Nacido en Boston, de familia muy humilde en la que su padre, aquejado de una enfermedad crónica, aportó a la casa una mínima pensión por invalidez hasta que, cuando él aún era un adolescente, falleció. Su madre trabajó día y noche en una lavandería para sacar adelante a sus dos hijos. Unas extraordinarias calificaciones le abrieron paso para estudiar becado en la Universidad de Harvard, donde realizó su carrera universitaria en Económicas. Tras dos años de prácticas realizó un MBA en la Wharton School de la Universidad de Pennsylvania. Entró sin dificultad en Goldstein Investment Bank y, contrariamente a lo que es habitual en Wall Street, nunca cambió de empresa. Conocía bien todos los negocios del considerado banco de inversiones más selecto y poderoso del mundo, con intereses en todo el planeta. Admirado por todos, Bill representaba perfectamente el sueño americano.

Vivía en Greenwich, el barrio residencial más famoso y caro por metro cuadrado de Connecticut, en una mansión estilo Tudor clásico pero construida en realidad, con todo lujo de detalles, hacía dos años. Disponía de diez habitaciones, en la mayoría de las cuales Bill nunca había entrado. Estaba valorada en veinte millones de dólares. Felizmente casado y con tres hijos, disfrutaba de una reputación envidiable en su vecindad. Ejercía de hombre encantador con una exquisita educación. Era el mayor donante de las asociaciones benéficas del condado con las que colaboraban muchas de las esposas de sus vecinos. Valiéndose así del aprecio de ellas y de sus maridos, si se hubiera presentado a un puesto de responsabilidad política le habrían votado masivamente.

El traslado a Manhattan lo realizaba acompañado de Sebastian, su fiel chófer.
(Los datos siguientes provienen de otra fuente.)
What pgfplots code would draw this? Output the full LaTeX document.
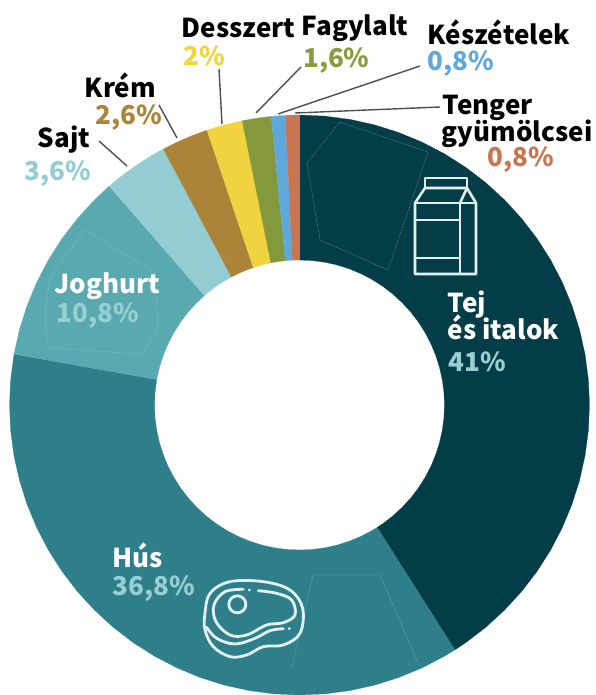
\documentclass[border=0pt]{standalone}
\usepackage{fontspec}
\setmainfont{Noto Sans CJK SC}
\usepackage{pgfplots}
\pgfplotsset{compat=1.18}
\usepgfplotslibrary{polar}
\definecolor{ctej}{HTML}{033D47}
\definecolor{chus}{HTML}{2F7F8B}
\definecolor{cjog}{HTML}{59A9B0}
\definecolor{csaj}{HTML}{93CDD3}
\definecolor{ckre}{HTML}{AB8439}
\definecolor{cdes}{HTML}{F0D33F}
\definecolor{cfag}{HTML}{84993B}
\definecolor{ckes}{HTML}{5FA8DC}
\definecolor{cten}{HTML}{C97551}
\definecolor{ptxt}{HTML}{97CFD2}
\definecolor{ctext}{HTML}{8A9A3F}
\definecolor{lead}{HTML}{4A4F52}
\definecolor{ico}{HTML}{E2F0F0}
\newcommand{\lab}[4][black]{\node[anchor=base west,inner sep=0pt,text=#1,font=\fontsize{26}{26}\selectfont\bfseries] at (#2,#3) {#4};}
\begin{document}
\begin{tikzpicture}
\path[use as bounding box] (0,0) rectangle (595pt,-695pt);
\begin{polaraxis}[at={(299.5pt,-405pt)},anchor=center,scale only axis,width=580pt,height=580pt,
  hide axis,clip=false,xmin=0,xmax=360,ymin=0,ymax=290]
% Tej 41
\addplot[fill=ctej,draw=ctej,line width=0.2pt] coordinates {(90,290)(85,290)(80,290)(75,290)(70,290)(65,290)(60,290)(55,290)(50,290)(45,290)(40,290)(35,290)(30,290)(25,290)(20,290)(15,290)(10,290)(5,290)(0,290)(-5,290)(-10,290)(-15,290)(-20,290)(-25,290)(-30,290)(-35,290)(-40,290)(-45,290)(-50,290)(-55,290)(-57.6,290)
(-57.6,145)(-55,145)(-50,145)(-45,145)(-40,145)(-35,145)(-30,145)(-25,145)(-20,145)(-15,145)(-10,145)(-5,145)(0,145)(5,145)(10,145)(15,145)(20,145)(25,145)(30,145)(35,145)(40,145)(45,145)(50,145)(55,145)(60,145)(65,145)(70,145)(75,145)(80,145)(85,145)(90,145)} --cycle;
% Hus 36.8
\addplot[fill=chus,draw=chus,line width=0.2pt] coordinates {(-57.6,290)(-60,290)(-65,290)(-70,290)(-75,290)(-80,290)(-85,290)(-90,290)(-95,290)(-100,290)(-105,290)(-110,290)(-115,290)(-120,290)(-125,290)(-130,290)(-135,290)(-140,290)(-145,290)(-150,290)(-155,290)(-160,290)(-165,290)(-170,290)(-175,290)(-180,290)(-185,290)(-190.1,290)
(-190.1,145)(-185,145)(-180,145)(-175,145)(-170,145)(-165,145)(-160,145)(-155,145)(-150,145)(-145,145)(-140,145)(-135,145)(-130,145)(-125,145)(-120,145)(-115,145)(-110,145)(-105,145)(-100,145)(-95,145)(-90,145)(-85,145)(-80,145)(-75,145)(-70,145)(-65,145)(-60,145)(-57.6,145)} --cycle;
% Joghurt 10.8
\addplot[fill=cjog,draw=cjog,line width=0.2pt] coordinates {(-190.1,290)(-195,290)(-200,290)(-205,290)(-210,290)(-215,290)(-220,290)(-225,290)(-229,290)
(-229,145)(-225,145)(-220,145)(-215,145)(-210,145)(-205,145)(-200,145)(-195,145)(-190.1,145)} --cycle;
% Sajt 3.6
\addplot[fill=csaj,draw=csaj,line width=0.2pt] coordinates {(-229,290)(-232,290)(-236,290)(-239,290)(-242,290)(-242,145)(-239,145)(-236,145)(-232,145)(-229,145)} --cycle;
% Krem 2.6
\addplot[fill=ckre,draw=ckre,line width=0.2pt] coordinates {(-242,290)(-245,290)(-248,290)(-251.4,290)(-251.4,145)(-248,145)(-245,145)(-242,145)} --cycle;
% Desszert 2
\addplot[fill=cdes,draw=cdes,line width=0.2pt] coordinates {(-251.4,290)(-255,290)(-258.6,290)(-258.6,145)(-255,145)(-251.4,145)} --cycle;
% Fagylalt 1.6
\addplot[fill=cfag,draw=cfag,line width=0.2pt] coordinates {(-258.6,290)(-261.5,290)(-264.4,290)(-264.4,145)(-261.5,145)(-258.6,145)} --cycle;
% Keszetelek 0.8
\addplot[fill=ckes,draw=ckes,line width=0.2pt] coordinates {(-264.4,290)(-267.2,290)(-267.2,145)(-264.4,145)} --cycle;
% Tenger 0.8
\addplot[fill=cten,draw=cten,line width=0.2pt] coordinates {(-267.2,290)(-270,290)(-270,145)(-267.2,145)} --cycle;
\end{polaraxis}
\begin{scope}[x=1pt,y=-1pt]
% leaders
\draw[lead,line width=1.4pt] (99,141)--(127,166);
\draw[lead,line width=1.4pt] (159,105)--(177,138);
\draw[lead,line width=1.4pt] (219,69)--(222,124);
\draw[lead,line width=1.4pt] (256,113)--(301,67);
\draw[lead,line width=1.4pt] (278,114)--(420,66);
\draw[lead,line width=1.4pt] (295,113)--(440,107);
% dashed decoration
\draw[white!40!ctej,line width=0.35pt,dash pattern=on 2pt off 1pt] (340,122)--(428,152)--(388,270)--(320,240)--(307,163)--cycle;
\draw[white!30!cjog,line width=0.35pt,dash pattern=on 2pt off 1pt] (85,230)--(155,273)--(158,327)--(142,354)--(48,348)--(45,313)--(50,277)--cycle;
\draw[white!25!chus,line width=0.35pt] (292,667)--(313,575)--(380,575)--(419,665);
% milk carton
\begin{scope}[ico,line width=2.6pt,line join=round]
\draw (425,178) rectangle (467,188);
\draw (425,188)--(415,203)--(415,274)--(476,274)--(476,203)--(467,188)--cycle;
\draw (415,203)--(476,203);
\draw (460,203)--(460,274);
\draw (460,203)--(467,188);
\draw (415,220)--(460,220);
\draw (415,258)--(460,258);
\end{scope}
% meat
\begin{scope}[xshift=180pt,yshift=-540pt,x=0.3333pt,y=-0.3333pt,ico,line width=2.8pt,line cap=round]
\draw plot[smooth cycle,tension=0.6] coordinates {(75,220)(90,160)(150,125)(250,125)(330,150)(368,205)(360,280)(310,315)(250,320)(200,345)(150,350)(100,320)(75,270)};
\draw plot[smooth,tension=0.6] coordinates {(190,148)(135,155)(102,195)(108,245)(150,285)(200,285)(260,255)(310,248)(345,225)(335,180)(290,160)(235,152)};
\draw plot[smooth,tension=0.6] coordinates {(80,262)(110,295)(165,312)(225,295)(270,272)(310,266)};
\draw (172,193) circle [radius=8.5pt];
\fill (208,150) circle [radius=1.5pt];
\fill (328,266) circle [radius=1.5pt];
\end{scope}
% labels
\lab{181.5}{38}{Desszert}
\lab[cdes]{183}{66}{2\%}
\lab{301.5}{36}{Fagylalt}
\lab[ctext]{303}{68}{1,6\%}
\lab{427.5}{45}{Készételek}
\lab[ckes]{427}{71}{0,8\%}
\lab{442.5}{115}{Tenger}
\lab{441.5}{142}{gyümölcsei}
\lab[cten]{487}{167}{0,8\%}
\lab{84.5}{98}{Krém}
\lab[ckre]{95.5}{125}{2,6\%}
\lab{37.5}{148}{Sajt}
\lab[csaj]{24.5}{180}{3,6\%}
\lab[white]{54.5}{293}{Joghurt}
\lab[ptxt]{56.5}{322}{10,8\%}
\lab[white]{447.5}{312}{Tej}
\lab[white]{447.5}{339}{és italok}
\lab[ptxt]{448.5}{371}{41\%}
\lab[white]{112.5}{567}{Hús}
\lab[ptxt]{112.5}{595}{36,8\%}
\end{scope}
\end{tikzpicture}
\end{document}
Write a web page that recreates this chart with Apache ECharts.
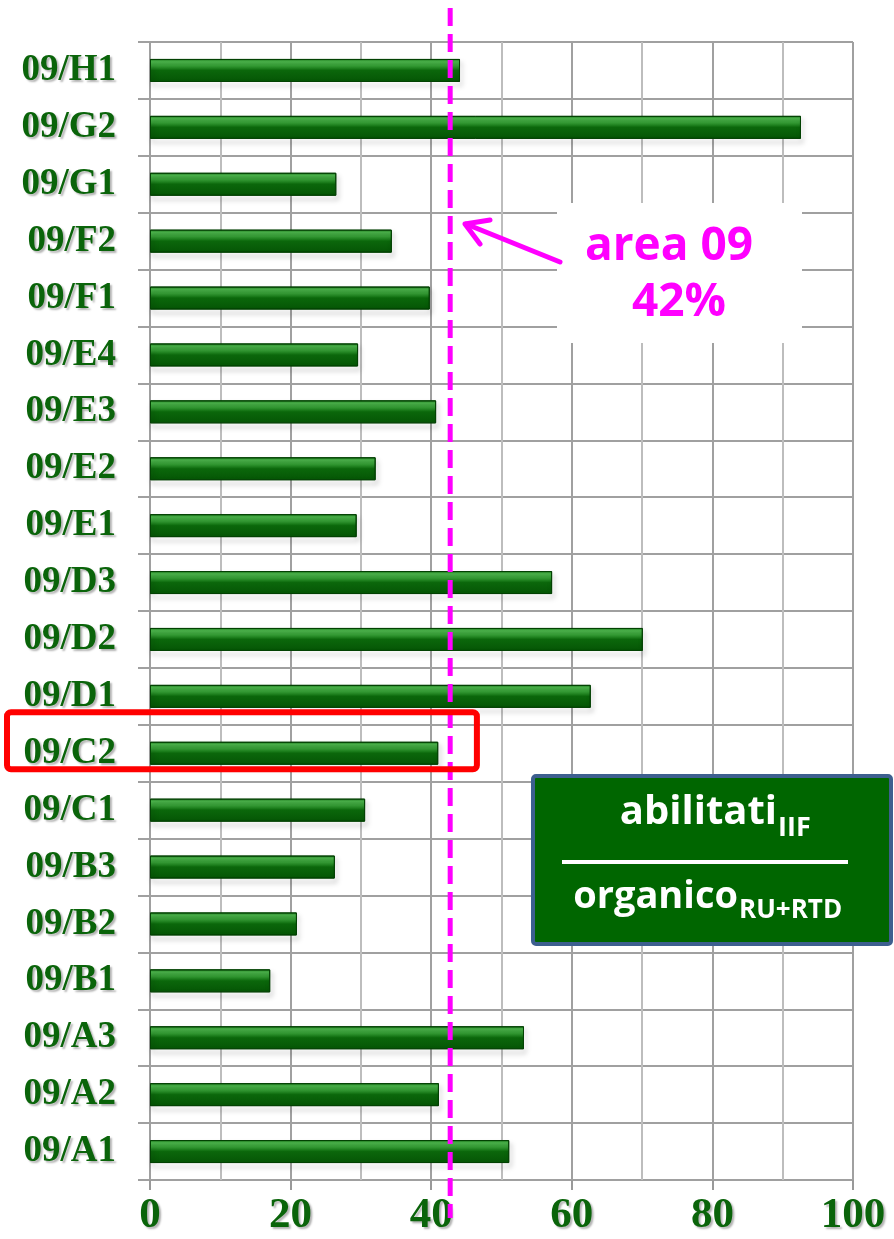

Le venía a buscar cada mañana en una limusina Cadillac negra, lujosamente equipada y preparada para transportar a clientes de lo más selecto, en la que podía trabajar cómodamente. Sin embargo, en determinados lugares del trayecto perdía la cobertura de su móvil, así que una buena mañana comunicó a su asistente que le buscara un servicio de helicóptero para desplazarse a la oficina. El helipuerto estaba a solo unas millas de su mansión. El servicio de alquiler de helicópteros le ofrecía como parte del trayecto la recogida en casa y el transporte hasta el aeródromo, pero para Bill eso de viajar en un coche con un chófer desconocido no era una opción digna de consideración. Así pues, el sufrido Sebastian recorría todos los días los cuarenta y cinco kilómetros desde el Bronx, donde residía, hasta Greenwich, para llevarle de su hogar al lugar de despegue, y a continuación se volvía solo a Manhattan. El coste en transporte por aire superaba los ochocientos dólares por trayecto, pero esa cifra era irrelevante comparada con los beneficios anuales de Goldstein Investment Bank, nadie cuestionaba a Bill Parker esos pequeños privilegios. ¿Qué suponía ese dinero comparado con los cuatro millones de dólares de salario fijo más los ochenta millones de bonus anual que ingresaba en un año estándar?

Bill podía permitirse esos y muchos más privilegios; por algo era conocido en Wall Street como The boss.